I like to serve grilled sardines with salsa verde, an Italian-style green sauce made with parsley, anchovies, and capers (not to be confused with the Mexican version of the same name made with tomatillos). The anchovies and capers highlight the sardines’ briny flavor, while the fresh parsley offers a nice counterpoint to the charred skin.


For the salsa verde you’ll need:
A bunch of fresh parsley
1/2 cup of capers
2-3 anchovy fillets (the kind jarred in olive oil)
A couple of garlic cloves
A dash of vinegar (I’d go with white wine vinegar here)
About 1/4 cup olive oil
Salt & Pepper

Depending on what kind of consistency you prefer (and how willing you are to wash kitchen equipment), you can combine all the ingredients in a food processor to achieve a smoother paste, or finely chop everything together by hand. I like to pile parsley, capers, anchovies, and garlic on a cutting board and chop them with a mezzaluna (“half moon”) knife. Then, after I’ve reached my limit of chopping and decide it’s fine enough for me, I transfer the ingredients to a bowl, stirring in a dash of white wine vinegar, some olive oil, and salt & pepper.


Prime time for panzanella

It seems strange to be launching into tomato recipes at the start of September, but the growing season here in Seattle is a little behind most areas – only recently have the tomato plants on my balcony begun to produce in full force:


I’ll never complain about a surplus of tomatoes, regardless of how early or late in the season they come. My go-to summer recipe with fresh tomatoes is panzanella, a centuries-old Tuscan recipe that was originally a way to make use of stale bread.

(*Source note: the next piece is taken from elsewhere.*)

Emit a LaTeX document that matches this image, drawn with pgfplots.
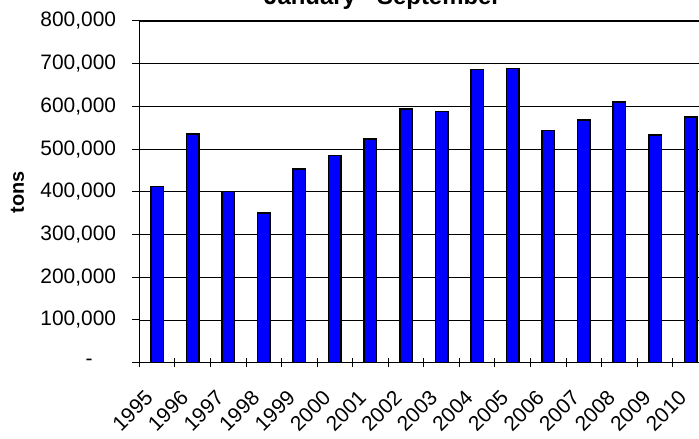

Back in medieval times, Boccaccio mentioned the dish in the Decameron, calling it pan lavato, or “washed bread.” Traditionally, old crusty bread is soaked in water then squeezed dry before being combined with fresh garden ingredients. I find that whenever I’m around bread never lasts long enough to get the chance to turn stale, so I toast pieces in the oven with garlic and olive oil to lend a bit of crunch to my panzanella.

There are myriad versions of the salad, but the basic components are always fresh tomatoes and crusty bread. Some people include red onion, cucumbers, olives, capers, or fennel, and in coastal regions of Italy like Livorno it’s not unheard of to add seafood. I’ve made a tasty version with good canned tuna (marinated in olive oil), cannellini beans, pickles, and red onion mixed together with bread and basil – something that might make traditional Florentines turn in their graves. But most often I like to stick with a tomato and mozzarella combination since it’s such a crowd pleaser.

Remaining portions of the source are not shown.